A chapter 13 bankruptcy is also known as a reorganization bankruptcy, this means your assets will not be liquidated and your debts paid off like in chapter 7. What you will have to do though is get a repayment plan in place and then begin to pay off all your debt as prescribed by the courts. If you have any arrears on your mortgage payments, then you will be given a provision to repay your debts in a new plan. So your home remains with you and your mortgage will also remain, you will have to pay all of it. Read on to know more about chapter 13 and mortgages.
Chapter 13 and mortgages
- Save your home: Your rearranged payment plan will come to play only if you have a steady income flow and can afford to pay off your arrears. Your current income should be able to meet the existing mortgage levels and you need to continue making monthly payments. If you are able to make all your payments till the end of the repayment period, that is normally 3 to 5 years, you are safe from foreclosure. If, however, you do not want your home, you can force the bank to take it back and foreclose. It has to be done as soon as possible or your property will still be in our name and you will be liable for all the other fees and duty that you need to pay as a homeowner.
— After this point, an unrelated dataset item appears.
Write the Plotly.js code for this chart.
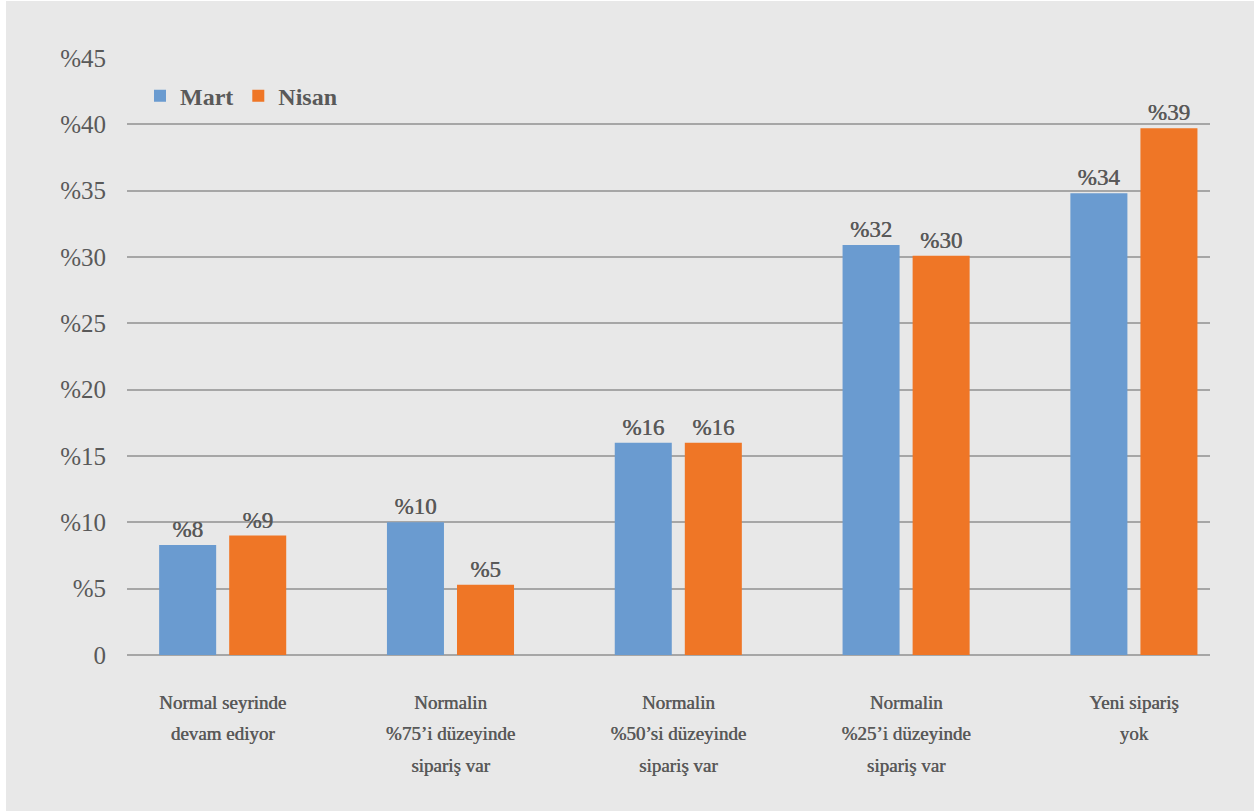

- The Homestead Exemption: It is a provision that makes it possible for you to reduce the debt you owe that will go to your creditors as part of a repayment plan. Depending on how much equity you’ve racked up on your home, you will be required to pay accordingly, a good portion of it will also reduce your other debts. The state you are in must have the Homestead provision and your home must have a certain amount of equity for this to work.